Step #1 Information gathering:
The spear phishing works on familiarity, the target should trust me. To start with I will collect all information that I need to know about you and my target victim. For example, let’s say my target is going to be your personal secretary or a colleague who is working with you on a high-profile project. Where will I get all those information? Have you ever tried to search yourself in Google. Try simply Googling your full name in parentheses and see what results comes up, also check the ‘images’ results. Everything I need to know, will be there usually. All those lovely posting in social media will also add to my benefit. Your last foreign tour, last official party, last team picnic or the last book you read, it’s all there.
Step #2 The attack:
If I use the email route, I am going to “spoof” your email address by forging the email header information and the email text signature so it appears to be coming from you. While addressing your colleague or your secretary I will not use the salutation as “Dear Sir/Madam”, instead personalize the same, will use his or her name for ex. “Hello Swapan” or only “Swapan”. To make the email more trustworthy, I will start with a reference to the last party or the meeting or your last tour or may be an up-coming event. Once the tone is set, I will ask for an important document to be emailed to me on a priority basis giving some urgent excuse.
Because the email seems to come from you, containing information which is true about you. And because of the urgent nature of the business, your secretary or your colleague will be tempted to act before thinking and end up sending that confidential document on the email to me.
So how to defend yourself and your organization against spear phishing? The first step is to understand that it can happen to you, to acknowledge that there are many motivated parties out there, who are willing to try this attack on you. Next will be to ask yourself what motives someone might have to attack your organization. What information would be beneficial to competitors or harmful to your company if disclosed? Once you have identified the data that is likely to be targeted and requires the greatest protection you need to create an information security policy addressing how to label/handle/communicate that data to the authorised user. Once the policy is in place you have to educate your users.

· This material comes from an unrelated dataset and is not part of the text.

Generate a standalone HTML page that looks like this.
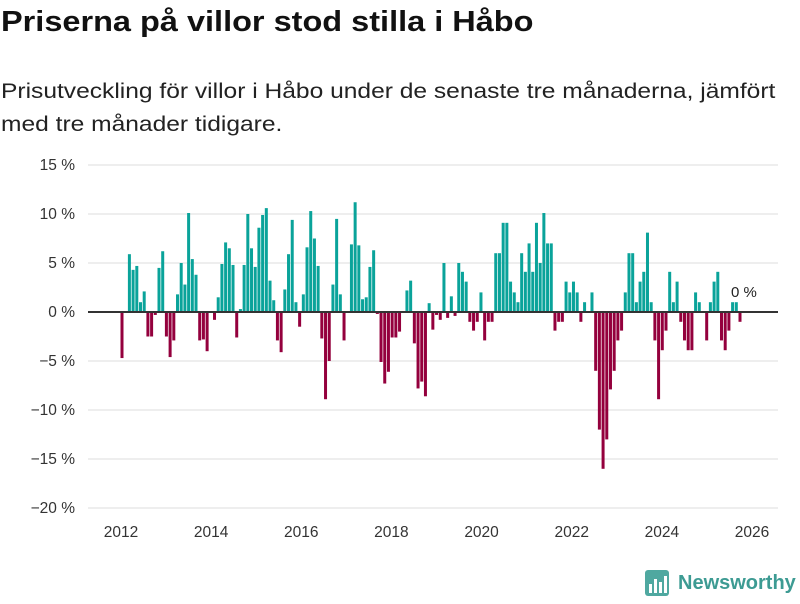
<!DOCTYPE html>
<html><head><meta charset="utf-8"><style>
body{margin:0;width:800px;height:600px;background:#fff;font-family:"Liberation Sans","DejaVu Sans",sans-serif;overflow:hidden;position:relative}
h1{position:absolute;left:1px;top:6px;margin:0;font-size:29px;font-weight:bold;color:#111;white-space:nowrap;transform:scaleX(1.12);transform-origin:left top}
p{position:absolute;left:1px;top:75px;margin:0;font-size:21px;line-height:33px;color:#222;white-space:nowrap;transform:scaleX(1.17);transform-origin:left top}
svg{position:absolute;left:0;top:0}
</style></head><body>
<h1>Priserna på villor stod stilla i Håbo</h1>
<p>Prisutveckling för villor i Håbo under de senaste tre månaderna, jämfört<br>med tre månader tidigare.</p>
<svg id="chart" width="800" height="600"></svg>
<script>
const yTicks=[15,10,5,0,-5,-10,-15,-20];
const yearTicks=[2012,2014,2016,2018,2020,2022,2024,2026];
const values=[-4.7,0,5.9,4.3,4.7,1.0,2.1,-2.5,-2.5,-0.3,4.5,6.2,-2.5,-4.6,-2.9,1.8,5.0,2.8,10.1,5.4,3.8,-2.9,-2.8,-4.0,0,-0.8,1.5,4.9,7.1,6.5,4.8,-2.6,0.3,4.8,10.0,6.5,4.6,8.6,9.9,10.6,3.2,1.2,-2.9,-4.1,2.3,5.9,9.4,1.0,-1.5,1.8,6.6,10.3,7.5,4.7,-2.7,-8.9,-5.0,2.8,9.5,1.8,-2.9,0,6.9,11.2,6.8,1.3,1.5,4.6,6.3,-0.2,-5.1,-7.3,-6.1,-2.6,-2.6,-2.0,0,2.2,3.2,-3.2,-7.8,-7.1,-8.6,0.9,-1.8,-0.3,-0.8,5.0,-0.6,1.6,-0.4,5.0,4.1,3.1,-1.0,-1.9,-1.0,2.0,-2.9,-1.0,-1.0,6.0,6.0,9.1,9.1,3.1,2.0,1.0,6.0,4.1,7.0,4.1,9.1,5.0,10.1,7.0,7.0,-1.9,-1.0,-1.0,3.1,2.0,3.1,2.0,-1.0,1.0,0,2.0,-6.0,-12.0,-16.0,-13.0,-7.9,-6.0,-2.9,-1.9,2.0,6.0,6.0,1.0,3.1,4.1,8.1,1.0,-2.9,-8.9,-3.9,-1.9,4.1,1.0,3.1,-1.0,-2.9,-3.9,-3.9,2.0,1.0,0,-2.9,1.0,3.1,4.1,-2.9,-3.9,-1.9,1.0,1.0,-1.0];
const lastLabel="0 %";
const NS="http://www.w3.org/2000/svg";
const svg=document.getElementById('chart');
const y=v=>312-v*9.8;
const xYear=t=>121+(t-2012)*45.07;
const x0=122,x1=740;
const xBar=i=>x0+i*(x1-x0)/(values.length-1);
function mk(tag,attrs){const e=document.createElementNS(NS,tag);for(const k in attrs)e.setAttribute(k,attrs[k]);svg.appendChild(e);return e;}
yTicks.forEach(v=>{
  const l=mk('line',{x1:88,x2:778,y1:y(v),y2:y(v),stroke:'#dddddd','stroke-width':1});
  
  
  const t=mk('text',{x:75,y:y(v)+5,'text-anchor':'end','font-size':15.5,fill:'#333'});
  t.textContent=(v<0?'\u2212'+(-v):v)+' %';
  
  
});
yearTicks.forEach(yr=>{
  const t=mk('text',{x:xYear(yr),y:537,'text-anchor':'middle','font-size':15.5,fill:'#333'});
  t.textContent=yr;
  
  
});
values.forEach((v,i)=>{
  if(v===0)return;
  const r=mk('rect',{x:xBar(i)-1.5,width:3,y:Math.min(y(v),y(0)),height:Math.abs(y(v)-y(0)),fill:v>0?'#0aa39a':'#94003d'});
  
  
});
const z=mk('line',{x1:88,x2:778,y1:y(0),y2:y(0),stroke:'#333','stroke-width':2});


const lt=mk('text',{x:xBar(values.length-1)-9,y:297,'font-size':15,fill:'#222'});
lt.textContent=lastLabel;


</script>
<svg width="160" height="40" style="left:640px;top:564px">
<rect x="5" y="6" width="24" height="26" rx="3" fill="#4fa8a0"/>
<rect x="9" y="20" width="3" height="9" fill="#fff"/><rect x="14" y="15" width="3" height="14" fill="#fff"/><rect x="19" y="18" width="3" height="11" fill="#fff"/><rect x="24" y="12" width="3" height="17" fill="#fff"/>
<text x="38" y="25" font-size="20" font-weight="bold" fill="#3d9b93">Newsworthy</text>
</svg>
</body></html>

Focus upon the basics, how someone may structure the attack, how an email address or phone number can be easily spoofed, how someone can use social engineering and use the information available on corporate website or social media, how hyperlinks can take you to a wrong destination. Please note the most educated end user in the world can still fall prey to spear phishing attacks if they are not aware of how to change their normal behaviour patterns while handling sensitive information.
And always remember: Don’t give up too much personal information online, because you never know who might use it against you. Or how.
Hope you will be prepared before I attack !!
Some of the well known Spear Phishing attacks
RSA SecurID attack
The spear phishing attacks targeting RSA, the security division of EMC Corp., took place over a two-day period and targeted to only four individuals within RSA. Attackers were successful in getting at least one employee to retrieve it from their junk mail folder and open the Excel file titled “2011 Recruitment plan.xls.” Eventually, attackers gained access to critical systems.
Google Drive attack
It was targeted to specific Google drive users with an email stating “I’ve shared a secure document with you via Goggle drive” and a click to view button at the bottom. Clicking the ‘click to view’ button takes the victim to a phishing website which looks like a legitimate Google login screen. This scam proved successful as they appeared to be from individuals or businesses you know and trust.